• _SUPPLIED DATA_
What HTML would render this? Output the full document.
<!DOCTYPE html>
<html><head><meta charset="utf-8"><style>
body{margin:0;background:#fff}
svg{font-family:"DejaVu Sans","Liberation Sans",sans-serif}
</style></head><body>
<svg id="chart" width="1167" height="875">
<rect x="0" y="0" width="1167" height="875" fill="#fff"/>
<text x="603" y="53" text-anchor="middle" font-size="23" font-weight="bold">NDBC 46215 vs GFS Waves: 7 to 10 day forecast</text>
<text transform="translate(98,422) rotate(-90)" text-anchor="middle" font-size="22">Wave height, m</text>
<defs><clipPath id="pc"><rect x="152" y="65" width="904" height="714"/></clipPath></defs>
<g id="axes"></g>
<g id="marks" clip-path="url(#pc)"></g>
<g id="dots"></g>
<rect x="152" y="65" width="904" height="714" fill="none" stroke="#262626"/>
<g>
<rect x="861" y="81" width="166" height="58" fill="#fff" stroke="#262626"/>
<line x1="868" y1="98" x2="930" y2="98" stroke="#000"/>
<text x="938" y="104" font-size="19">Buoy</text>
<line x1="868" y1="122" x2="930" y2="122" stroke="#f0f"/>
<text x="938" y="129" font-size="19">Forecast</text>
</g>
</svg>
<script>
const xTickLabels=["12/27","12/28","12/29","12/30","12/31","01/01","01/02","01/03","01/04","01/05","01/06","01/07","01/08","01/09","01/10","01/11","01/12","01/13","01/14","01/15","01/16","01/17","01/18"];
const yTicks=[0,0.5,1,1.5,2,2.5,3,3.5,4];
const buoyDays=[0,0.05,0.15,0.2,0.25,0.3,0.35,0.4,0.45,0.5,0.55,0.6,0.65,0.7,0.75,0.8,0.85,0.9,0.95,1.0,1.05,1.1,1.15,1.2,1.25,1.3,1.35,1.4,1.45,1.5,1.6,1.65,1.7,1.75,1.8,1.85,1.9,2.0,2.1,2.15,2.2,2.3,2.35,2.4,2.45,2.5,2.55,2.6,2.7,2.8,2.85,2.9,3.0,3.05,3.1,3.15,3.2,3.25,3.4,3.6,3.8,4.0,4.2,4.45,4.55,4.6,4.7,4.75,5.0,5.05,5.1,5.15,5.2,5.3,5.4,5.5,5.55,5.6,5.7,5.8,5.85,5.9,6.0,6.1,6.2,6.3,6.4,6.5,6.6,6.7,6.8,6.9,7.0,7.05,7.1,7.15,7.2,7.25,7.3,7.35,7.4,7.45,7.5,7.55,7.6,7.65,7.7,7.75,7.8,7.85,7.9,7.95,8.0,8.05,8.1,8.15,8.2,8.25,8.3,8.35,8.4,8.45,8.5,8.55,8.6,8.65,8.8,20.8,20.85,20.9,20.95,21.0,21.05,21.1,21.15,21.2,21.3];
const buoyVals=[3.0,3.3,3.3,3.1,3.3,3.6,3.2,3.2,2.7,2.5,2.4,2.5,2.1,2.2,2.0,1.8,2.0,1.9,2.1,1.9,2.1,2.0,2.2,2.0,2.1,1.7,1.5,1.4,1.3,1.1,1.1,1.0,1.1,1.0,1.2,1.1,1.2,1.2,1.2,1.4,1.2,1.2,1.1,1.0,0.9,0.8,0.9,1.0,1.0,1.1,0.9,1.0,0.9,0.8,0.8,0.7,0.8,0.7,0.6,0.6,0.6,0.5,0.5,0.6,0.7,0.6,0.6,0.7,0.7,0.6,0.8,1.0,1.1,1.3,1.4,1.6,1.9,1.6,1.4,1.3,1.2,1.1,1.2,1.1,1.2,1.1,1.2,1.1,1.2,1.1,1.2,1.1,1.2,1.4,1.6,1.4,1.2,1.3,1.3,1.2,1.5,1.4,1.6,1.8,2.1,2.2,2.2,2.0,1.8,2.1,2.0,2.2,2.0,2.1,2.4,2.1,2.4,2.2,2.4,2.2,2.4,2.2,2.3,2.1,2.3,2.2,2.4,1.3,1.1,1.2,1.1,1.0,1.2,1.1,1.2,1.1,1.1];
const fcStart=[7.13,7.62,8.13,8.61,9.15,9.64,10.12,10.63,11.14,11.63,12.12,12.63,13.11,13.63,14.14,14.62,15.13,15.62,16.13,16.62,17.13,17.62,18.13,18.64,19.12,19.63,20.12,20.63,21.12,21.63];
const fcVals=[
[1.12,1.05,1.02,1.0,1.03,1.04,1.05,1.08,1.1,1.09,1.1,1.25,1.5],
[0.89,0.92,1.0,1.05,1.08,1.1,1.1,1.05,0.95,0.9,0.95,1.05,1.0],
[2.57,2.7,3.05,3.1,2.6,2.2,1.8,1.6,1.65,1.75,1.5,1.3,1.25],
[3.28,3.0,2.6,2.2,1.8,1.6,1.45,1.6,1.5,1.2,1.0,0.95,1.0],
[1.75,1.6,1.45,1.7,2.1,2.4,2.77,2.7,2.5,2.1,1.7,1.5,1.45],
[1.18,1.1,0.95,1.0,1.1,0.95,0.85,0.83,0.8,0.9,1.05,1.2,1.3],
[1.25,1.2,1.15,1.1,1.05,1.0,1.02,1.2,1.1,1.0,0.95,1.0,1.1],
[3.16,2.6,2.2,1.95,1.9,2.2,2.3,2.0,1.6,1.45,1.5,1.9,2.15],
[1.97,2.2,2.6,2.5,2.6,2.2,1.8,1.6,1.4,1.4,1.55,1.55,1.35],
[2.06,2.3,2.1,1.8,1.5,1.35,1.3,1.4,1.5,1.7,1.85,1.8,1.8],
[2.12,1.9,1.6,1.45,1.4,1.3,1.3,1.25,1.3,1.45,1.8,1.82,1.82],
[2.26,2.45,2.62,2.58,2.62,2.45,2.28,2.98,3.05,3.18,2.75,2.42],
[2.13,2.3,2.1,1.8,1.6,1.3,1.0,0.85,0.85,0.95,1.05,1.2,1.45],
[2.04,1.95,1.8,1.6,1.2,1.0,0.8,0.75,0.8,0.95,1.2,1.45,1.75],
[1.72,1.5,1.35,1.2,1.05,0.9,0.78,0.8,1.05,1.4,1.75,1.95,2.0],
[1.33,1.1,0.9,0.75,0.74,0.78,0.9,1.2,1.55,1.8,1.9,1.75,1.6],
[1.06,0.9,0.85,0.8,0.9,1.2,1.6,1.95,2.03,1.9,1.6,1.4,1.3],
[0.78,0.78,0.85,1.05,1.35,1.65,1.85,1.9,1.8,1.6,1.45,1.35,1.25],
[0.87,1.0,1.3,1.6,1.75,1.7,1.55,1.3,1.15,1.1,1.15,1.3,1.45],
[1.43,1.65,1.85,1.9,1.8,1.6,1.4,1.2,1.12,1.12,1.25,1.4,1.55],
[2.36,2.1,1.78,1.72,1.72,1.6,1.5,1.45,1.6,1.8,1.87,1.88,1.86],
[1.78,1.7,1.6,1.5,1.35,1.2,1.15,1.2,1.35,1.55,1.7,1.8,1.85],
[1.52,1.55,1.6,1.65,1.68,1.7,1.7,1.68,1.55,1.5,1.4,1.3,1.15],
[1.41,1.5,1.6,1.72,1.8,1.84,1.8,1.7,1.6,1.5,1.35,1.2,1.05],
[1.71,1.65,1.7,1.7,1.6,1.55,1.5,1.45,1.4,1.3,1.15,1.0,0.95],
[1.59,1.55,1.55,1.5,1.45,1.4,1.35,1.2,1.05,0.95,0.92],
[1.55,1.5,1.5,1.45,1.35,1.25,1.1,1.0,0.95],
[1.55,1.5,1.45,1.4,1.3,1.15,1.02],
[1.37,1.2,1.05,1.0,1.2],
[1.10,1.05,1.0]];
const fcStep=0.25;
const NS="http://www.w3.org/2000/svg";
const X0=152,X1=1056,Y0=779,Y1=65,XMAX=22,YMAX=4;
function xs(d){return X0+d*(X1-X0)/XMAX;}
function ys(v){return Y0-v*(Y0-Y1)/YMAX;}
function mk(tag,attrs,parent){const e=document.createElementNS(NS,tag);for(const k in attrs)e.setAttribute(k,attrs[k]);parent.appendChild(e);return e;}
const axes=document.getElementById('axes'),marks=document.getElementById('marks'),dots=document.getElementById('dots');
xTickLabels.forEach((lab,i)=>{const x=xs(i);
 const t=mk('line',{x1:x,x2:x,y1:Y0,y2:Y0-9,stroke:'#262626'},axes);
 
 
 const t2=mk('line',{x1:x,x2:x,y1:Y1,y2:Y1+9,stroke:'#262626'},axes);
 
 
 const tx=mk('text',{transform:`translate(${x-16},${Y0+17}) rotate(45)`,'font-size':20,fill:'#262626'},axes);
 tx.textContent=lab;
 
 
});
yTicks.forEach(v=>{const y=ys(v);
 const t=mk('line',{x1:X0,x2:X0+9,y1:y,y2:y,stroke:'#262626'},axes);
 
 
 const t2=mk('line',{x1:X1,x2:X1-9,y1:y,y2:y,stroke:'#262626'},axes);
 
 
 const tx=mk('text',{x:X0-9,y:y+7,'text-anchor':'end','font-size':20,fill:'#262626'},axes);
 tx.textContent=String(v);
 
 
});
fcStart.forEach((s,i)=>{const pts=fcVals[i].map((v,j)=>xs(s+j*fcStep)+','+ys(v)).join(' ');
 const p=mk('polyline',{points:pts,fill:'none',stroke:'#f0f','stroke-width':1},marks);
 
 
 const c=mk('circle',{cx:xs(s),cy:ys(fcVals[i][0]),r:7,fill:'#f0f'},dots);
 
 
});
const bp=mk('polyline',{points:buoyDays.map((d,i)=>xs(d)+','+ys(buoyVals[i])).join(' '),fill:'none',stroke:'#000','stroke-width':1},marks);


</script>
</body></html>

• _DIRECTION_
How many lines in the listing contain "document"? Answer with the number alone.

• _OUTPUT BELOW_
3